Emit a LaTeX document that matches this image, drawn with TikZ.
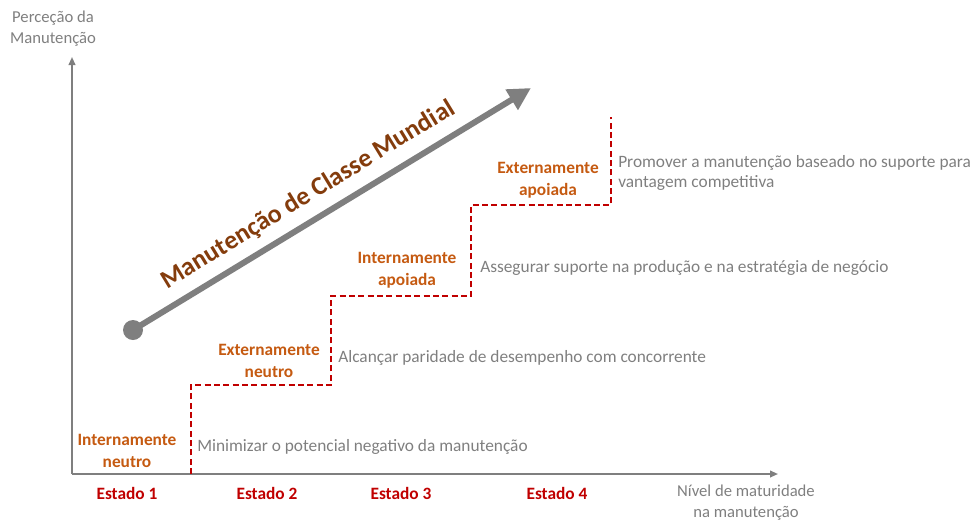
\documentclass[tikz,border=0pt]{standalone}
\usepackage{fontspec}
\setmainfont{Carlito}
\usetikzlibrary{arrows.meta}
\definecolor{txtgray}{RGB}{127,127,127}
\definecolor{stageorange}{RGB}{197,90,17}
\definecolor{statered}{RGB}{192,0,0}
\definecolor{wcbrown}{RGB}{132,60,12}
\begin{document}
\begin{tikzpicture}[x=0.75pt, y=-0.75pt,
            every node/.style={inner sep=0pt, font=\fontsize{13}{15}\selectfont},
            axis/.style={draw=txtgray, line width=1.3pt, -{Triangle[length=6pt,width=5pt]}},
            stair/.style={draw=statered, line width=1.5pt, dash pattern=on 4.5pt off 2.5pt},
            stage/.style={text=stageorange, align=center, font=\bfseries\fontsize{13}{16.5}\selectfont},
            estado/.style={text=statered, font=\bfseries\fontsize{13}{15}\selectfont},
            desc/.style={text=txtgray, anchor=west, align=left},
            axlabel/.style={text=txtgray, align=center, font=\fontsize{12.5}{15.75}\selectfont},
            bigarrow/.style={draw=txtgray, line width=4.5pt, -{Triangle[length=17pt,width=17pt]}}
        ]
        \useasboundingbox (0,0) rectangle (974,522);

        % axes
        \coordinate (o) at (72,474);
        \coordinate (ytop) at (72,57);
        \coordinate (xend) at (778,474);
        \draw[axis] (o) -- (ytop);
        \draw[axis] (o) -- (xend);
        \node[axlabel] (ylbl) at (53,29) {Perceção da\\Manutenção};
        \node[axlabel] (xlbl) at (746,503) {Nível de maturidade\\na manutenção};

        % staircase
        \coordinate (s0) at (191,474);
        \coordinate (s1) at (191,385);
        \coordinate (s2) at (331,385);
        \coordinate (s3) at (331,296);
        \coordinate (s4) at (471,296);
        \coordinate (s5) at (471,205);
        \coordinate (s6) at (611,205);
        \coordinate (s7) at (611,117);
        \draw[stair] (s0) -- (s1) -- (s2) -- (s3) -- (s4) -- (s5) -- (s6) -- (s7);

        % stages
        \node[stage] (in) at (127,451) {Internamente\\neutro};
        \node[stage] (en) at (269,361) {Externamente\\neutro};
        \node[stage] (ia) at (407,270) {Internamente\\apoiada};
        \node[stage] (ea) at (548,180) {Externamente\\apoiada};

        \node[desc] (d1) at (197,447) {Minimizar o potencial negativo da manutenção};
        \node[desc] (d2) at (338,358) {Alcançar paridade de desempenho com concorrente};
        \node[desc] (d3) at (480,268) {Assegurar suporte na produção e na estratégia de negócio};
        \node[desc] (d4) at (618,173) {Promover a manutenção baseado no suporte para\\vantagem competitiva};

        \node[estado] (e1) at (127,493) {Estado 1};
        \node[estado] (e2) at (267,493) {Estado 2};
        \node[estado] (e3) at (401,493) {Estado 3};
        \node[estado] (e4) at (557,493) {Estado 4};

        % world class arrow
        \node[circle, fill=txtgray, minimum size=15pt] (dot) at (133,330) {};
        \coordinate (tip) at (531,88);
        \draw[bigarrow] (dot.center) -- (tip);
        \node[rotate=31.4, anchor=base, text=wcbrown, font=\bfseries\fontsize{19.5}{22}\selectfont] (wc) at (312,201) {Manutenção de Classe Mundial};

        \end{tikzpicture}
\end{document}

○ ○ ○ ○ ○ ○ ○

- **What is expected**
Omit the pictures and reproduce the listing exactly.

- **Right answer**
Emit a LaTeX document that matches this image, drawn with TikZ.
\documentclass[tikz,border=0pt]{standalone}
\usepackage{fontspec}
\setmainfont{Carlito}
\usetikzlibrary{arrows.meta}
\definecolor{txtgray}{RGB}{127,127,127}
\definecolor{stageorange}{RGB}{197,90,17}
\definecolor{statered}{RGB}{192,0,0}
\definecolor{wcbrown}{RGB}{132,60,12}
\begin{document}
\begin{tikzpicture}[x=0.75pt, y=-0.75pt,
            every node/.style={inner sep=0pt, font=\fontsize{13}{15}\selectfont},
            axis/.style={draw=txtgray, line width=1.3pt, -{Triangle[length=6pt,width=5pt]}},
            stair/.style={draw=statered, line width=1.5pt, dash pattern=on 4.5pt off 2.5pt},
            stage/.style={text=stageorange, align=center, font=\bfseries\fontsize{13}{16.5}\selectfont},
            estado/.style={text=statered, font=\bfseries\fontsize{13}{15}\selectfont},
            desc/.style={text=txtgray, anchor=west, align=left},
            axlabel/.style={text=txtgray, align=center, font=\fontsize{12.5}{15.75}\selectfont},
            bigarrow/.style={draw=txtgray, line width=4.5pt, -{Triangle[length=17pt,width=17pt]}}
        ]
        \useasboundingbox (0,0) rectangle (974,522);

        % axes
        \coordinate (o) at (72,474);
        \coordinate (ytop) at (72,57);
        \coordinate (xend) at (778,474);
        \draw[axis] (o) -- (ytop);
        \draw[axis] (o) -- (xend);
        \node[axlabel] (ylbl) at (53,29) {Perceção da\\Manutenção};
        \node[axlabel] (xlbl) at (746,503) {Nível de maturidade\\na manutenção};

        % staircase
        \coordinate (s0) at (191,474);
        \coordinate (s1) at (191,385);
        \coordinate (s2) at (331,385);
        \coordinate (s3) at (331,296);
        \coordinate (s4) at (471,296);
        \coordinate (s5) at (471,205);
        \coordinate (s6) at (611,205);
        \coordinate (s7) at (611,117);
        \draw[stair] (s0) -- (s1) -- (s2) -- (s3) -- (s4) -- (s5) -- (s6) -- (s7);

        % stages
        \node[stage] (in) at (127,451) {Internamente\\neutro};
        \node[stage] (en) at (269,361) {Externamente\\neutro};
        \node[stage] (ia) at (407,270) {Internamente\\apoiada};
        \node[stage] (ea) at (548,180) {Externamente\\apoiada};

        \node[desc] (d1) at (197,447) {Minimizar o potencial negativo da manutenção};
        \node[desc] (d2) at (338,358) {Alcançar paridade de desempenho com concorrente};
        \node[desc] (d3) at (480,268) {Assegurar suporte na produção e na estratégia de negócio};
        \node[desc] (d4) at (618,173) {Promover a manutenção baseado no suporte para\\vantagem competitiva};

        \node[estado] (e1) at (127,493) {Estado 1};
        \node[estado] (e2) at (267,493) {Estado 2};
        \node[estado] (e3) at (401,493) {Estado 3};
        \node[estado] (e4) at (557,493) {Estado 4};

        % world class arrow
        \node[circle, fill=txtgray, minimum size=15pt] (dot) at (133,330) {};
        \coordinate (tip) at (531,88);
        \draw[bigarrow] (dot.center) -- (tip);
        \node[rotate=31.4, anchor=base, text=wcbrown, font=\bfseries\fontsize{19.5}{22}\selectfont] (wc) at (312,201) {Manutenção de Classe Mundial};

        \end{tikzpicture}
\end{document}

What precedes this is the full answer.